§ Exercise goal
Pictures excluded, return the lines below from the first through the line holding "shots = list(range(1, 51))".

§ Data provided
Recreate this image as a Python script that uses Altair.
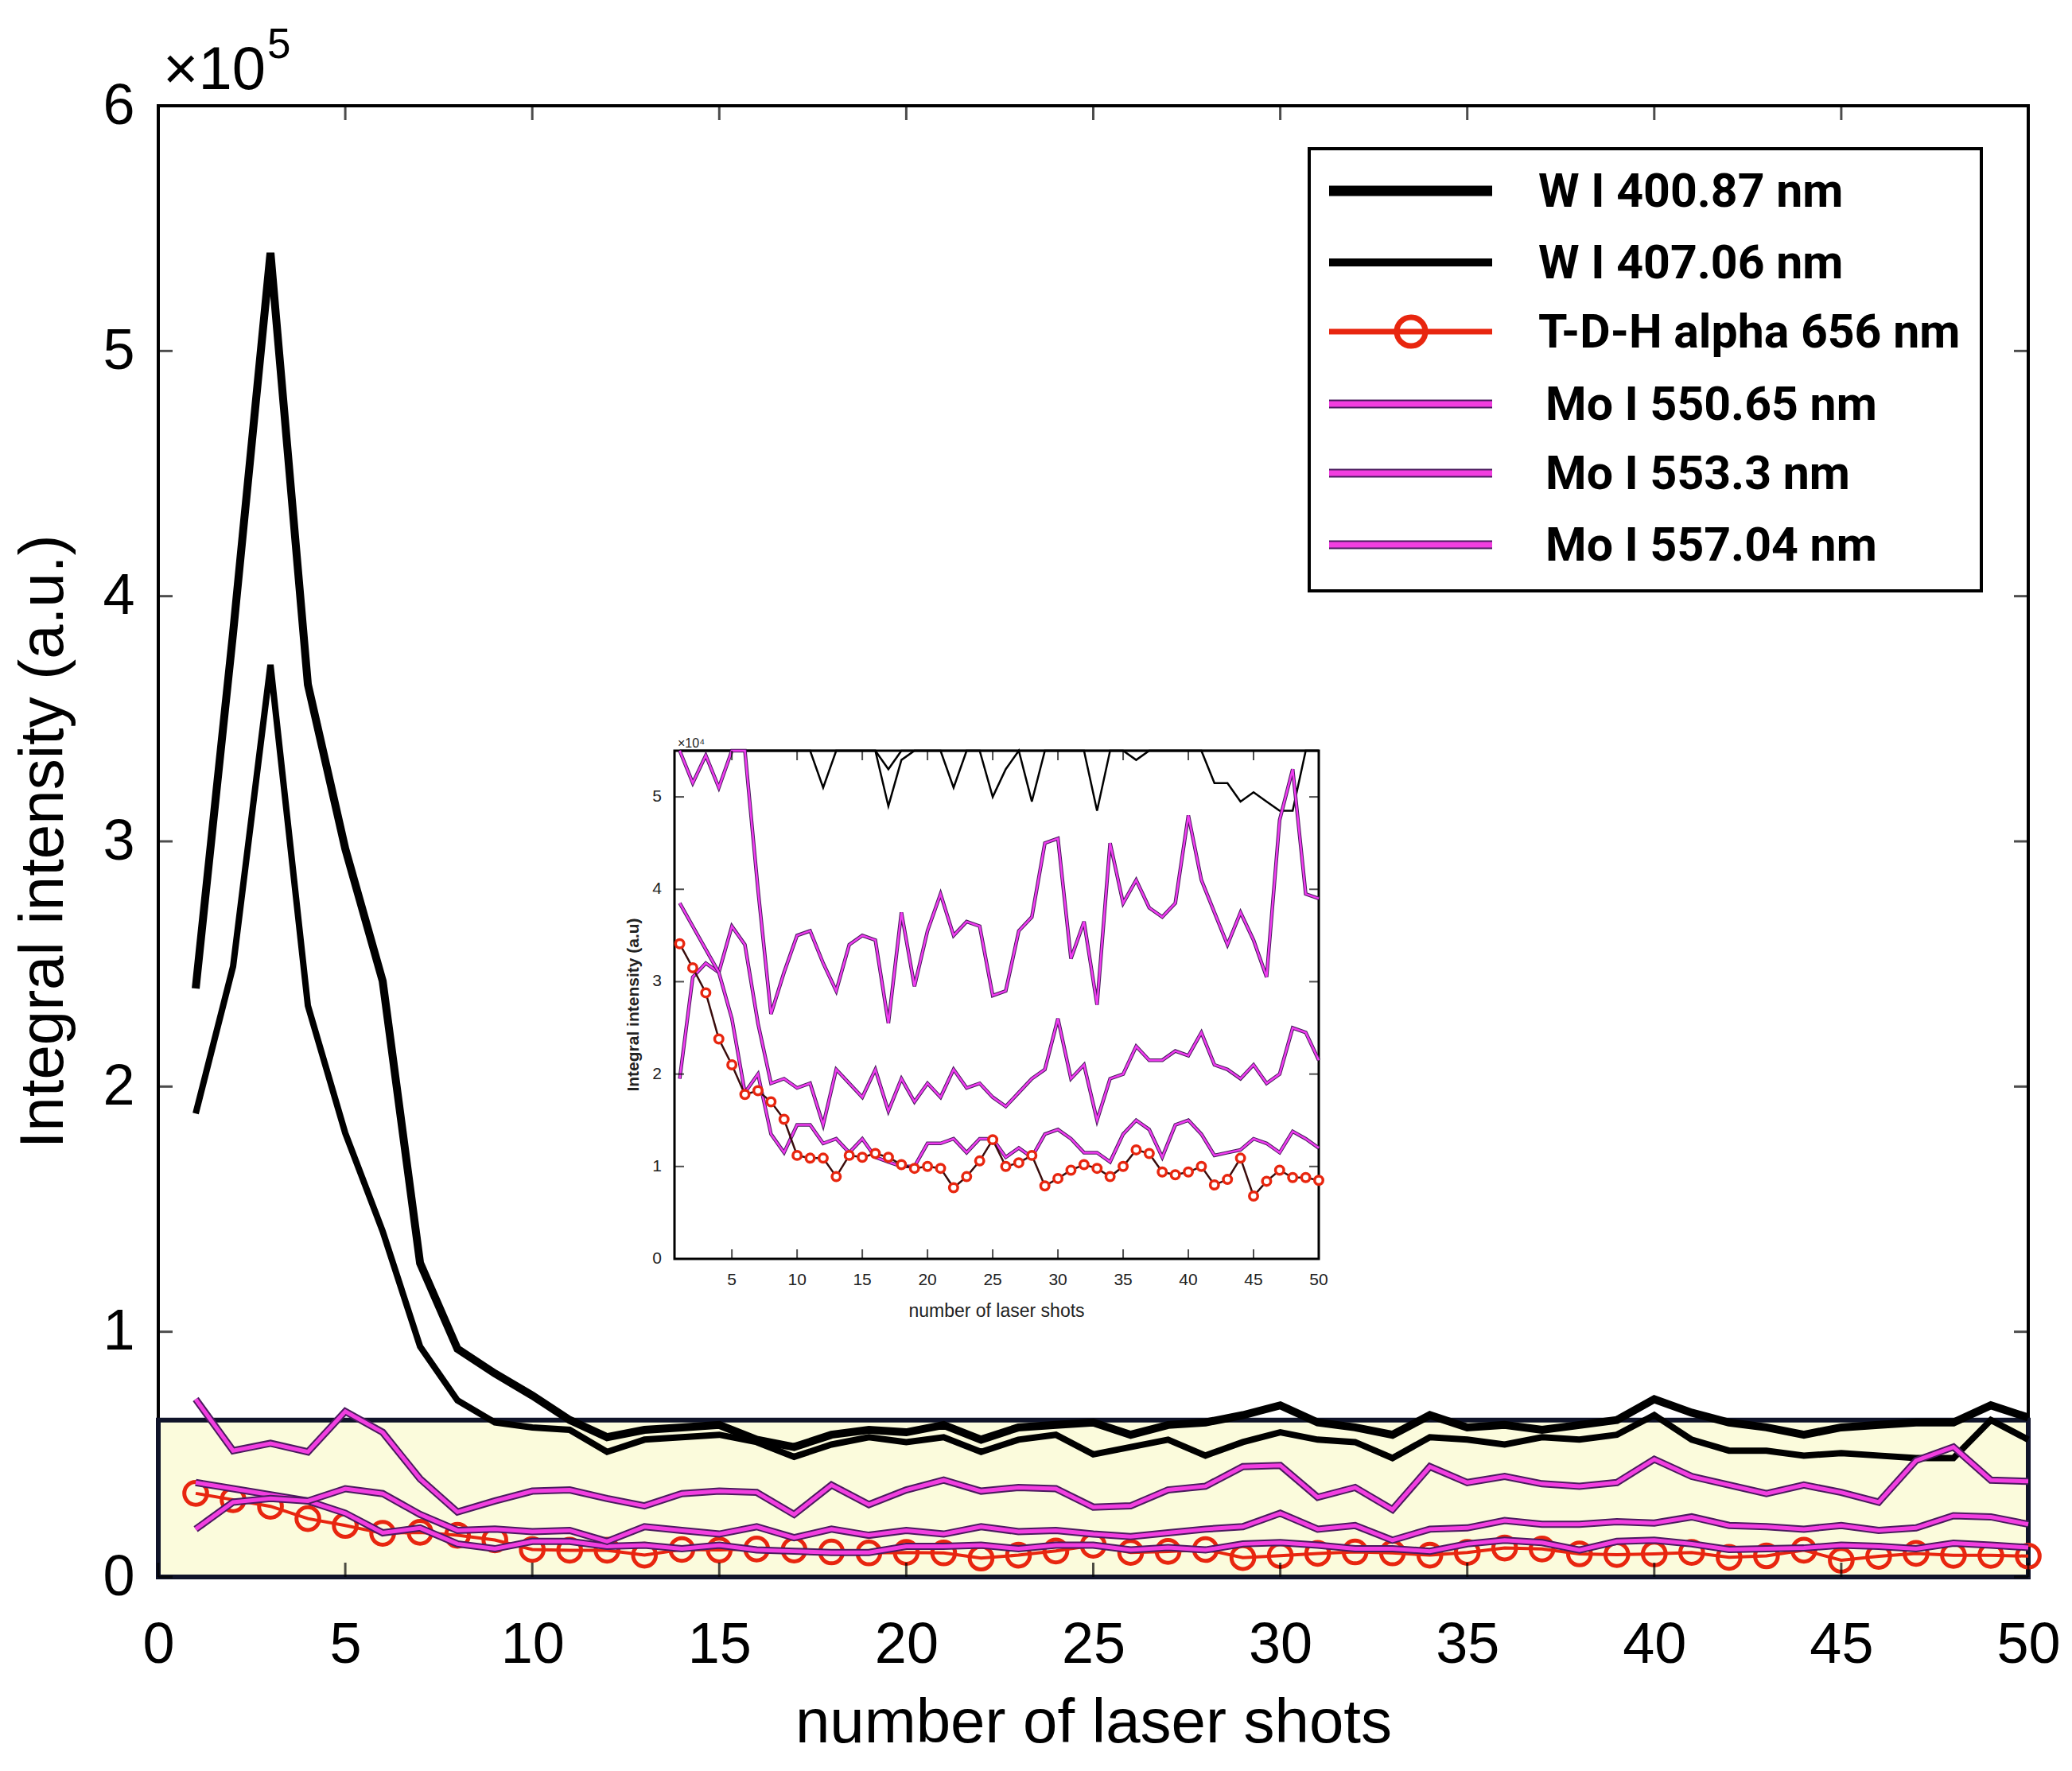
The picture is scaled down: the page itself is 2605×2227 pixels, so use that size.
import altair as alt
import pandas as pd

# laser shot number (x) and line intensities in units of 1e4 counts
shots = list(range(1, 51))

w_400 = [24.0, 38.5, 54.0, 36.4, 29.7, 24.3, 12.8, 9.3, 8.3, 7.4,
         6.4, 5.7, 6.0, 6.1, 6.2, 5.6, 5.3, 5.8, 6.0, 5.9,
         6.2, 5.6, 6.1, 6.2, 6.3, 5.8, 6.2, 6.3, 6.6, 7.0,
         6.3, 6.1, 5.8, 6.6, 6.1, 6.2, 6.0, 6.2, 6.4, 7.25,
         6.7, 6.3, 6.1, 5.8, 6.1, 6.2, 6.3, 6.3, 7.0, 6.5]
w_407 = [18.9, 24.9, 37.2, 23.3, 18.1, 14.1, 9.4, 7.2, 6.3, 6.1,
         6.0, 5.1, 5.6, 5.7, 5.8, 5.5, 4.9, 5.4, 5.7, 5.5,
         5.7, 5.1, 5.6, 5.8, 5.0, 5.3, 5.6, 4.95, 5.5, 5.9,
         5.6, 5.5, 4.85, 5.7, 5.6, 5.4, 5.7, 5.6, 5.8, 6.6,
         5.6, 5.15, 5.15, 4.95, 5.05, 4.95, 4.85, 4.85, 6.4, 5.6]
tdh_656 = [3.41, 3.15, 2.88, 2.38, 2.10, 1.78, 1.82, 1.70, 1.51, 1.12,
           1.09, 1.09, 0.89, 1.12, 1.10, 1.14, 1.10, 1.02, 0.98, 1.00,
           0.98, 0.77, 0.89, 1.06, 1.29, 1.00, 1.04, 1.12, 0.79, 0.87,
           0.96, 1.02, 0.98, 0.89, 1.00, 1.18, 1.14, 0.94, 0.91, 0.94,
           1.00, 0.80, 0.86, 1.09, 0.68, 0.84, 0.96, 0.88, 0.88, 0.85]
mo_550 = [7.25, 5.15, 5.45, 5.1, 6.75, 5.9, 4.0, 2.65, 3.1, 3.5,
          3.55, 3.2, 2.9, 3.4, 3.5, 3.45, 2.55, 3.75, 2.95, 3.55,
          3.95, 3.5, 3.65, 3.6, 2.85, 2.9, 3.55, 3.7, 4.5, 4.55,
          3.25, 3.65, 2.75, 4.5, 3.85, 4.1, 3.8, 3.7, 3.85, 4.8,
          4.1, 3.75, 3.4, 3.75, 3.45, 3.05, 4.75, 5.3, 3.95, 3.9]
mo_553 = [1.95, 3.05, 3.2, 3.1, 3.6, 3.4, 2.55, 1.9, 1.95, 1.85,
          1.9, 1.45, 2.05, 1.9, 1.75, 2.05, 1.6, 1.95, 1.7, 1.9,
          1.75, 2.05, 1.85, 1.9, 1.75, 1.65, 1.8, 1.95, 2.05, 2.6,
          1.95, 2.1, 1.5, 1.95, 2.0, 2.3, 2.15, 2.15, 2.25, 2.2,
          2.45, 2.1, 2.05, 1.95, 2.1, 1.9, 2.0, 2.5, 2.45, 2.15]
mo_557 = [3.85, 3.6, 3.35, 3.1, 2.6, 1.8, 2.0, 1.35, 1.15, 1.45,
          1.45, 1.25, 1.3, 1.15, 1.3, 1.1, 1.05, 1.0, 1.0, 1.25,
          1.25, 1.3, 1.15, 1.3, 1.3, 1.1, 1.2, 1.1, 1.35, 1.4,
          1.3, 1.15, 1.15, 1.05, 1.35, 1.5, 1.4, 1.1, 1.45, 1.5,
          1.35, 1.12, 1.15, 1.18, 1.3, 1.25, 1.15, 1.38, 1.3, 1.2]

legend_labels = ["W I 400.87 nm", "W I 407.06 nm", "T-D-H alpha 656 nm",
                 "Mo I 550.65 nm", "Mo I 553.3 nm", "Mo I 557.04 nm"]

main_x_ticks = list(range(0, 51, 5))
main_y_ticks = list(range(0, 61, 10))  # 1e4 units, labelled as 1e5
inset_x_ticks = list(range(5, 51, 5))
inset_y_ticks = [0, 1, 2, 3, 4, 5]
box_top = 6.4
inset_x_domain = [0.6, 50]
inset_y_domain = [0, 5.5]

# ---- layout (pixels inside the plot area) ----
W, H = 2351, 1850
INSET_X = [649, 1459]
INSET_Y = [1450, 811]

MAGENTA = "#f23ee0"
MAGENTA_EDGE = "#4a1a5e"
RED = "#e8260f"
FONT = "Liberation Sans"

one = pd.DataFrame({"k": [0]})


def series(values):
    return pd.DataFrame({"shot": shots, "value": values})


# ---- main chart ----
mx_scale = alt.Scale(domain=[0, 50], nice=False, zero=False)
my_scale = alt.Scale(domain=[0, 60], nice=False)
mx_axis = alt.Axis(values=main_x_ticks, title="number of laser shots", ticks=False, tickSize=0,
                   domain=False, grid=False, labelFontSize=72, titleFontSize=78, labelFont=FONT,
                   titleFont=FONT, titleFontWeight="normal", labelColor="black", titleColor="black",
                   labelPadding=50, titlePadding=24, labelFlush=False, labelOverlap=False)
my_axis = alt.Axis(values=main_y_ticks, labelExpr="datum.value / 10", title="Integral intensity (a.u.)",
                   ticks=False, tickSize=0, domain=False, grid=False, labelFontSize=72, titleFontSize=78,
                   labelFont=FONT, titleFont=FONT, titleFontWeight="normal", labelColor="black",
                   titleColor="black", labelPadding=30, titlePadding=34, labelFlush=False,
                   labelOverlap=False)


def mx(field=None, datum=None):
    if datum is not None:
        return alt.X(datum=datum, scale=mx_scale, axis=mx_axis)
    return alt.X(field, type="quantitative", scale=mx_scale, axis=mx_axis)


def my(field=None, datum=None):
    if datum is not None:
        return alt.Y(datum=datum, scale=my_scale, axis=my_axis)
    return alt.Y(field, type="quantitative", scale=my_scale, axis=my_axis)


main_layers = []

main_layers.append(
    alt.Chart(one).mark_rect(fill="#fbfbdc", stroke="#10142a", strokeWidth=6).encode(
        x=mx(datum=0), x2=alt.X2(datum=50), y=my(datum=0), y2=alt.Y2(datum=box_top)
    )
)
main_layers.append(
    alt.Chart(series(w_407)).mark_line(color="black", strokeWidth=8).encode(x=mx("shot"), y=my("value"))
)
main_layers.append(
    alt.Chart(series(w_400)).mark_line(color="black", strokeWidth=10).encode(x=mx("shot"), y=my("value"))
)
main_layers.append(
    alt.Chart(series(tdh_656)).mark_line(color=RED, strokeWidth=4).encode(x=mx("shot"), y=my("value"))
)
main_layers.append(
    alt.Chart(series(tdh_656)).mark_point(shape="circle", filled=False, color=RED, size=820,
                                          strokeWidth=5, opacity=1).encode(x=mx("shot"), y=my("value"))
)
for vals in (mo_557, mo_553, mo_550):
    main_layers.append(
        alt.Chart(series(vals)).mark_line(color=MAGENTA_EDGE, strokeWidth=9).encode(x=mx("shot"), y=my("value"))
    )
    main_layers.append(
        alt.Chart(series(vals)).mark_line(color=MAGENTA, strokeWidth=5).encode(x=mx("shot"), y=my("value"))
    )

# inward ticks on all four sides
xt = pd.DataFrame({"v": main_x_ticks})
yt = pd.DataFrame({"v": main_y_ticks})
main_layers += [
    alt.Chart(xt).mark_tick(orient="vertical", size=18, thickness=3, color="black", yOffset=-9).encode(
        x=mx("v"), y=my(datum=0)),
    alt.Chart(xt).mark_tick(orient="vertical", size=18, thickness=3, color="black", yOffset=9).encode(
        x=mx("v"), y=my(datum=60)),
    alt.Chart(yt).mark_tick(orient="horizontal", size=18, thickness=3, color="black", xOffset=9).encode(
        y=my("v"), x=mx(datum=0)),
    alt.Chart(yt).mark_tick(orient="horizontal", size=18, thickness=3, color="black", xOffset=-9).encode(
        y=my("v"), x=mx(datum=50)),
]

# x10^5 exponent label
main_layers += [
    alt.Chart(one).mark_text(text="\u00d710", fontSize=76, font=FONT, align="left", baseline="alphabetic",
                             color="black").encode(x=alt.value(6), y=alt.value(-21)),
    alt.Chart(one).mark_text(text="5", fontSize=53, font=FONT, align="left", baseline="alphabetic",
                             color="black").encode(x=alt.value(137), y=alt.value(-60)),
]

# legend box
leg_y = [107, 197, 284, 375, 462, 552]
main_layers.append(
    alt.Chart(one).mark_rect(fill="white", stroke="black", strokeWidth=4).encode(
        x=alt.value(1447), x2=alt.value(2292), y=alt.value(54), y2=alt.value(610))
)
leg_styles = [("black", 13), ("black", 10), (RED, 7), (MAGENTA, 7), (MAGENTA, 7), (MAGENTA, 7)]
for i, (label, (col, sw)) in enumerate(zip(legend_labels, leg_styles)):
    if col == MAGENTA:
        main_layers.append(alt.Chart(one).mark_rule(color=MAGENTA_EDGE, strokeWidth=sw + 4).encode(
            x=alt.value(1472), x2=alt.value(1677), y=alt.value(leg_y[i])))
    main_layers.append(alt.Chart(one).mark_rule(color=col, strokeWidth=sw).encode(
        x=alt.value(1472), x2=alt.value(1677), y=alt.value(leg_y[i])))
    if label.startswith("T-D-H"):
        main_layers.append(alt.Chart(one).mark_point(shape="circle", filled=False, color=RED, size=1300,
                                                     strokeWidth=7, opacity=1).encode(
            x=alt.value(1575), y=alt.value(leg_y[i])))
    lx = 1744 if label.startswith("Mo") else 1735
    main_layers.append(alt.Chart(one).mark_text(text=label, fontSize=59, font="Roboto", fontWeight="bold",
                                                align="left", baseline="middle", color="black").encode(
        x=alt.value(lx), y=alt.value(leg_y[i] + 2)))

main = alt.layer(*main_layers)

# ---- inset chart ----
ix_scale = alt.Scale(domain=inset_x_domain, range=INSET_X, nice=False, zero=False)
iy_scale = alt.Scale(domain=inset_y_domain, range=INSET_Y, nice=False, clamp=True)


def ix(field=None, datum=None):
    if datum is not None:
        return alt.X(datum=datum, scale=ix_scale, axis=None)
    return alt.X(field, type="quantitative", scale=ix_scale, axis=None)


def iy(field=None, datum=None):
    if datum is not None:
        return alt.Y(datum=datum, scale=iy_scale, axis=None)
    return alt.Y(field, type="quantitative", scale=iy_scale, axis=None)


inset_layers = [
    alt.Chart(one).mark_rect(fill="white", stroke="black", strokeWidth=3).encode(
        x=ix(datum=inset_x_domain[0]), x2=alt.X2(datum=inset_x_domain[1]),
        y=iy(datum=inset_y_domain[0]), y2=alt.Y2(datum=inset_y_domain[1])),
]
for vals in (w_400, w_407):
    inset_layers.append(
        alt.Chart(series(vals)).mark_line(color="black", strokeWidth=2.5).encode(x=ix("shot"), y=iy("value")))
for vals in (mo_550, mo_553, mo_557):
    inset_layers.append(
        alt.Chart(series(vals)).mark_line(color=MAGENTA_EDGE, strokeWidth=4.5).encode(x=ix("shot"), y=iy("value")))
    inset_layers.append(
        alt.Chart(series(vals)).mark_line(color="#f03cf0", strokeWidth=2.5).encode(x=ix("shot"), y=iy("value")))
inset_layers += [
    alt.Chart(series(tdh_656)).mark_line(color="#3a0c0c", strokeWidth=2.5).encode(x=ix("shot"), y=iy("value")),
    alt.Chart(series(tdh_656)).mark_point(shape="circle", filled=True, fill="white", stroke=RED, size=110,
                                          strokeWidth=3.5, opacity=1).encode(x=ix("shot"), y=iy("value")),
]

ixt = pd.DataFrame({"v": inset_x_ticks})
iyt = pd.DataFrame({"v": inset_y_ticks})
inset_layers += [
    alt.Chart(ixt).mark_tick(orient="vertical", size=12, thickness=2, color="black", yOffset=-6).encode(
        x=ix("v"), y=iy(datum=inset_y_domain[0])),
    alt.Chart(ixt).mark_tick(orient="vertical", size=12, thickness=2, color="black", yOffset=6).encode(
        x=ix("v"), y=iy(datum=inset_y_domain[1])),
    alt.Chart(iyt).mark_tick(orient="horizontal", size=12, thickness=2, color="black", xOffset=6).encode(
        y=iy("v"), x=ix(datum=inset_x_domain[0])),
    alt.Chart(iyt).mark_tick(orient="horizontal", size=12, thickness=2, color="black", xOffset=-6).encode(
        y=iy("v"), x=ix(datum=inset_x_domain[1])),
    alt.Chart(ixt).mark_text(dy=27, fontSize=21, font=FONT, color="#222222").encode(
        x=ix("v"), y=iy(datum=inset_y_domain[0]), text="v:Q"),
    alt.Chart(iyt).mark_text(dx=-22, fontSize=21, font=FONT, color="#222222").encode(
        y=iy("v"), x=ix(datum=inset_x_domain[0]), text="v:Q"),
    alt.Chart(one).mark_text(text="number of laser shots", dy=66, fontSize=23, font=FONT, color="#222222").encode(
        x=ix(datum=25.3), y=iy(datum=inset_y_domain[0])),
    # rotated text: dy moves it horizontally (negative = left)
    alt.Chart(one).mark_text(text="Integral intensity (a.u)", dy=-51, angle=270, fontSize=21, font=FONT,
                             fontWeight="bold", color="#222222").encode(
        x=ix(datum=inset_x_domain[0]), y=iy(datum=2.75)),
    alt.Chart(one).mark_text(text="\u00d710\u2074", dx=4, dy=-9, fontSize=16, font=FONT, align="left",
                             color="#222222").encode(
        x=ix(datum=inset_x_domain[0]), y=iy(datum=inset_y_domain[1])),
]
inset = alt.layer(*inset_layers)

chart = (
    alt.layer(main, inset)
    .resolve_scale(x="independent", y="independent")
    .properties(
        width=W,
        height=H,
        autosize=alt.AutoSizeParams(type="none"),
        padding={"left": 191, "top": 125, "right": 40, "bottom": 230},
        background="white",
    )
    .configure_view(stroke="black", strokeWidth=4)
)

chart.save("out.html", embed_options={"renderer": "svg", "actions": False})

§ Solution to this exercise
Recreate this image as a Python script that uses Altair.
The picture is scaled down: the page itself is 2605×2227 pixels, so use that size.
import altair as alt
import pandas as pd

# laser shot number (x) and line intensities in units of 1e4 counts
shots = list(range(1, 51))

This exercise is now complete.